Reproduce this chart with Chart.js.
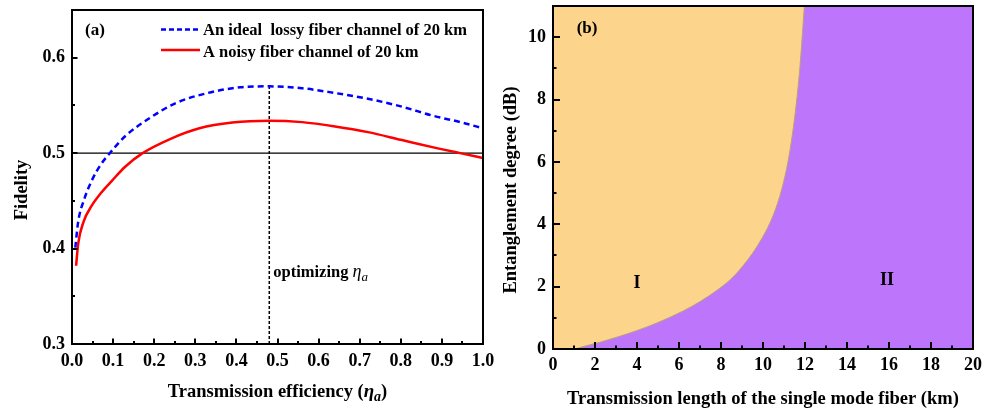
<!DOCTYPE html>
<html>
<head>
<meta charset="utf-8">
<script src="https://cdn.jsdelivr.net/npm/chart.js@4.4.0/dist/chart.umd.min.js"></script>
<style>
  body { margin: 0; background: #fff; }
  #wrap { position: relative; width: 986px; height: 408px; overflow: hidden; }
  canvas { position: absolute; top: 0; }
  #chartFidelity { left: 0; }
  #chartRegion { left: 493px; }
</style>
</head>
<body>
<div id="wrap">
  <canvas id="chartFidelity" width="530" height="408"></canvas>
  <canvas id="chartRegion" width="493" height="408"></canvas>
</div>
<script>
// (a) fidelity against transmission efficiency
const etaIdeal = [0.008, 0.015, 0.03, 0.05, 0.07, 0.09, 0.13, 0.19, 0.25, 0.33, 0.41, 0.48, 0.56, 0.64, 0.72, 0.80, 0.88, 0.95, 1.0];
const fidIdeal = [0.401, 0.428, 0.452, 0.473, 0.488, 0.499, 0.518, 0.537, 0.552, 0.563, 0.569, 0.570, 0.568, 0.563, 0.557, 0.549, 0.539, 0.532, 0.526];
const etaNoisy = [0.01, 0.015, 0.028, 0.048, 0.072, 0.097, 0.13, 0.17, 0.24, 0.31, 0.39, 0.48, 0.56, 0.64, 0.72, 0.80, 0.89, 0.95, 1.0];
const fidNoisy = [0.382, 0.405, 0.428, 0.445, 0.459, 0.471, 0.486, 0.4995, 0.515, 0.526, 0.532, 0.534, 0.5325, 0.528, 0.522, 0.514, 0.505, 0.4995, 0.495];
const etaOptimal = 0.48;
const fidThreshold = 0.5;
const etaTicks = [0, 0.1, 0.2, 0.3, 0.4, 0.5, 0.6, 0.7, 0.8, 0.9, 1.0];
const fidTicks = [0.3, 0.4, 0.5, 0.6];

// (b) region boundary: fiber length vs entanglement degree
const lenBoundary = [0, 0.95, 1.5, 2.2, 3.0, 4.0, 5.0, 6.2, 7.0, 7.8, 8.4, 8.9, 9.7, 10.4, 10.8, 11.13, 11.35, 11.6, 11.76, 11.97];
const entBoundary = [0, 0, 0.09, 0.21, 0.37, 0.59, 0.85, 1.22, 1.52, 1.88, 2.2, 2.55, 3.27, 4.15, 4.9, 5.8, 6.65, 7.95, 9.05, 11];
const lenTicks = [0, 2, 4, 6, 8, 10, 12, 14, 16, 18, 20];
const entTicks = [0, 2, 4, 6, 8, 10];

const SERIF = '"Liberation Serif", "Times New Roman", serif';
const toPoints = (xs, ys) => xs.map((x, i) => ({ x: x, y: ys[i] }));

// majors plus halfway minors
const withMinors = (majors) => {
  const list = majors.map((v) => ({ value: v, minor: false }));
  majors.slice(1).forEach((v, i) => list.push({ value: (v + majors[i]) / 2, minor: true }));
  return list.sort((a, b) => a.value - b.value);
};

// text made of pieces with their own font and vertical offset
const drawRich = (ctx, parts, x, y, align) => {
  let total = 0;
  parts.forEach((p) => { ctx.font = p.font; total += ctx.measureText(p.t).width; });
  let cx = align === 'center' ? x - total / 2 : x;
  parts.forEach((p) => {
    ctx.font = p.font;
    ctx.fillText(p.t, cx, y + (p.dy || 0));
    cx += ctx.measureText(p.t).width;
  });
};

// box frame plus inward tick marks on bottom and left
const frameAndTicks = (chart, majorLen, minorLen) => {
  const { ctx, chartArea: a } = chart;
  const sx = chart.scales.x, sy = chart.scales.y;
  ctx.save();
  ctx.setLineDash([]);
  ctx.strokeStyle = '#000';
  ctx.lineWidth = 2;
  ctx.beginPath();
  sx.ticks.forEach((t) => {
    const px = Math.round(sx.getPixelForValue(t.value));
    ctx.moveTo(px, a.bottom);
    ctx.lineTo(px, a.bottom - (t.minor ? minorLen : majorLen));
  });
  sy.ticks.forEach((t) => {
    const py = Math.round(sy.getPixelForValue(t.value));
    ctx.moveTo(a.left, py);
    ctx.lineTo(a.left + (t.minor ? minorLen : majorLen), py);
  });
  ctx.stroke();
  ctx.strokeRect(a.left, a.top, a.right - a.left, a.bottom - a.top);
  ctx.restore();
};

const axisOptions = (min, max, majors, digits, padding, fitSize, horizontal) => ({
  type: 'linear',
  min: min,
  max: max,
  grid: { display: false, drawTicks: false },
  border: { display: false },
  afterBuildTicks: (scale) => { scale.ticks = withMinors(majors); },
  afterFit: (scale) => {
    if (horizontal) scale.height = fitSize;
    else scale.width = fitSize;
    scale.paddingTop = 0;
    scale.paddingBottom = 0;
    scale.paddingLeft = 0;
    scale.paddingRight = 0;
  },
  ticks: {
    autoSkip: false,
    maxRotation: 0,
    padding: padding,
    color: '#000',
    font: { family: SERIF, size: 18, weight: 'bold' },
    callback: (value, index, ticks) => (ticks[index].minor ? '' : value.toFixed(digits)),
  },
});

// ---------- (a) ----------
const fidelityDecor = {
  id: 'fidelityDecor',
  afterDatasetsDraw(chart) {
    const { ctx, chartArea: a } = chart;
    const sx = chart.scales.x;
    frameAndTicks(chart, 5.5, 3);
    ctx.save();
    ctx.fillStyle = '#000';
    ctx.textBaseline = 'alphabetic';
    ctx.textAlign = 'left';

    ctx.font = 'bold 17px ' + SERIF;
    ctx.fillText('(a)', 85, 35);

    // legend
    ctx.lineWidth = 2.5;
    ctx.strokeStyle = '#0000ff';
    ctx.setLineDash([5, 3]);
    ctx.beginPath(); ctx.moveTo(161, 29.5); ctx.lineTo(200, 29.5); ctx.stroke();
    ctx.setLineDash([]);
    ctx.strokeStyle = '#ff0000';
    ctx.beginPath(); ctx.moveTo(161, 50); ctx.lineTo(200, 50); ctx.stroke();
    ctx.font = 'bold 16.5px ' + SERIF;
    ctx.fillText('An ideal  lossy fiber channel of 20 km', 203, 35);
    ctx.fillText('A noisy fiber channel of 20 km', 203, 57);

    // annotation next to the optimum line
    drawRich(ctx, [
      { t: 'optimizing ', font: 'bold 16.5px ' + SERIF },
      { t: 'η', font: 'italic 18px ' + SERIF },
      { t: 'a', font: 'italic 13px ' + SERIF, dy: 4 },
    ], sx.getPixelForValue(etaOptimal) + 4, 277, 'left');

    // axis titles
    drawRich(ctx, [
      { t: 'Transmission efficiency (', font: 'bold 18.5px ' + SERIF },
      { t: 'η', font: 'bold italic 19px ' + SERIF },
      { t: 'a', font: 'bold italic 14px ' + SERIF, dy: 4 },
      { t: ')', font: 'bold 18.5px ' + SERIF },
    ], (a.left + a.right) / 2, 397, 'center');

    ctx.translate(27, 190);
    ctx.rotate(-Math.PI / 2);
    ctx.textAlign = 'center';
    ctx.font = 'bold 18.5px ' + SERIF;
    ctx.fillText('Fidelity', 0, 0);
    ctx.restore();
  },
};

new Chart(document.getElementById('chartFidelity').getContext('2d'), {
  type: 'line',
  data: {
    datasets: [
      {
        label: 'An ideal lossy fiber channel of 20 km',
        data: toPoints(etaIdeal, fidIdeal),
        borderColor: '#0000ff',
        borderWidth: 2.5,
        borderDash: [6, 4],
        pointRadius: 0,
        cubicInterpolationMode: 'monotone',
        fill: false,
      },
      {
        label: 'A noisy fiber channel of 20 km',
        data: toPoints(etaNoisy, fidNoisy),
        borderColor: '#ff0000',
        borderWidth: 2.5,
        pointRadius: 0,
        cubicInterpolationMode: 'monotone',
        fill: false,
      },
      {
        label: 'threshold',
        data: [{ x: 0, y: fidThreshold }, { x: 1, y: fidThreshold }],
        borderColor: '#000',
        borderWidth: 1.2,
        pointRadius: 0,
        tension: 0,
      },
      {
        label: 'optimum',
        data: [{ x: etaOptimal, y: 0.3 }, { x: etaOptimal, y: 0.570 }],
        borderColor: '#000',
        borderWidth: 1.5,
        borderDash: [3, 2],
        pointRadius: 0,
        tension: 0,
      },
    ],
  },
  options: {
    responsive: false,
    animation: false,
    layout: { padding: { left: 0, right: 47, top: 10, bottom: 0 } },
    scales: {
      x: axisOptions(0, 1, etaTicks, 1, 6.5, 64, true),
      y: axisOptions(0.3, 0.65, fidTicks, 1, 7, 72, false),
    },
    plugins: { legend: { display: false }, tooltip: { enabled: false } },
  },
  plugins: [fidelityDecor],
});

// ---------- (b) ----------
const regionDecor = {
  id: 'regionDecor',
  afterDatasetsDraw(chart) {
    const { ctx, chartArea: a } = chart;
    const sx = chart.scales.x, sy = chart.scales.y;
    frameAndTicks(chart, 7, 3.5);
    ctx.save();
    ctx.fillStyle = '#000';
    ctx.textAlign = 'center';
    ctx.textBaseline = 'middle';
    ctx.font = 'bold 18px ' + SERIF;
    ctx.fillText('I', sx.getPixelForValue(4.0), sy.getPixelForValue(2.09));
    ctx.fillText('II', sx.getPixelForValue(15.9), sy.getPixelForValue(2.21));
    ctx.font = 'bold 17px ' + SERIF;
    ctx.fillText('(b)', sx.getPixelForValue(1.62), sy.getPixelForValue(10.27));

    ctx.textBaseline = 'alphabetic';
    ctx.font = 'bold 18.5px ' + SERIF;
    ctx.fillText('Transmission length of the single mode fiber (km)', (a.left + a.right) / 2, 404);

    ctx.translate(23, 190);
    ctx.rotate(-Math.PI / 2);
    ctx.fillText('Entanglement degree (dB)', 0, 0);
    ctx.restore();
  },
};

new Chart(document.getElementById('chartRegion').getContext('2d'), {
  type: 'line',
  data: {
    datasets: [
      {
        label: 'I',
        data: toPoints(lenBoundary, entBoundary),
        borderColor: '#b8a27a',
        borderWidth: 1,
        backgroundColor: '#fdd48b',
        pointRadius: 0,
        cubicInterpolationMode: 'monotone',
        fill: 'end',
      },
      {
        label: 'II',
        data: [{ x: 0, y: 11 }, { x: 20, y: 11 }],
        borderWidth: 0,
        backgroundColor: '#bd76fb',
        pointRadius: 0,
        tension: 0,
        fill: 'start',
      },
    ],
  },
  options: {
    responsive: false,
    animation: false,
    layout: { padding: { left: 0, right: 13, top: 6, bottom: 0 } },
    scales: {
      x: axisOptions(0, 20, lenTicks, 0, 6, 59, true),
      y: axisOptions(0, 11, entTicks, 0, 7, 60, false),
    },
    plugins: { legend: { display: false }, tooltip: { enabled: false } },
  },
  plugins: [regionDecor],
});
</script>
</body>
</html>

-=-=-

Could the lines from the top of the material through the line with "const toPoints = (xs, ys)" be repeated exactly, pictures left out?

Reproduce this chart with Chart.js.
<!DOCTYPE html>
<html>
<head>
<meta charset="utf-8">
<script src="https://cdn.jsdelivr.net/npm/chart.js@4.4.0/dist/chart.umd.min.js"></script>
<style>
  body { margin: 0; background: #fff; }
  #wrap { position: relative; width: 986px; height: 408px; overflow: hidden; }
  canvas { position: absolute; top: 0; }
  #chartFidelity { left: 0; }
  #chartRegion { left: 493px; }
</style>
</head>
<body>
<div id="wrap">
  <canvas id="chartFidelity" width="530" height="408"></canvas>
  <canvas id="chartRegion" width="493" height="408"></canvas>
</div>
<script>
// (a) fidelity against transmission efficiency
const etaIdeal = [0.008, 0.015, 0.03, 0.05, 0.07, 0.09, 0.13, 0.19, 0.25, 0.33, 0.41, 0.48, 0.56, 0.64, 0.72, 0.80, 0.88, 0.95, 1.0];
const fidIdeal = [0.401, 0.428, 0.452, 0.473, 0.488, 0.499, 0.518, 0.537, 0.552, 0.563, 0.569, 0.570, 0.568, 0.563, 0.557, 0.549, 0.539, 0.532, 0.526];
const etaNoisy = [0.01, 0.015, 0.028, 0.048, 0.072, 0.097, 0.13, 0.17, 0.24, 0.31, 0.39, 0.48, 0.56, 0.64, 0.72, 0.80, 0.89, 0.95, 1.0];
const fidNoisy = [0.382, 0.405, 0.428, 0.445, 0.459, 0.471, 0.486, 0.4995, 0.515, 0.526, 0.532, 0.534, 0.5325, 0.528, 0.522, 0.514, 0.505, 0.4995, 0.495];
const etaOptimal = 0.48;
const fidThreshold = 0.5;
const etaTicks = [0, 0.1, 0.2, 0.3, 0.4, 0.5, 0.6, 0.7, 0.8, 0.9, 1.0];
const fidTicks = [0.3, 0.4, 0.5, 0.6];

// (b) region boundary: fiber length vs entanglement degree
const lenBoundary = [0, 0.95, 1.5, 2.2, 3.0, 4.0, 5.0, 6.2, 7.0, 7.8, 8.4, 8.9, 9.7, 10.4, 10.8, 11.13, 11.35, 11.6, 11.76, 11.97];
const entBoundary = [0, 0, 0.09, 0.21, 0.37, 0.59, 0.85, 1.22, 1.52, 1.88, 2.2, 2.55, 3.27, 4.15, 4.9, 5.8, 6.65, 7.95, 9.05, 11];
const lenTicks = [0, 2, 4, 6, 8, 10, 12, 14, 16, 18, 20];
const entTicks = [0, 2, 4, 6, 8, 10];

const SERIF = '"Liberation Serif", "Times New Roman", serif';
const toPoints = (xs, ys) => xs.map((x, i) => ({ x: x, y: ys[i] }));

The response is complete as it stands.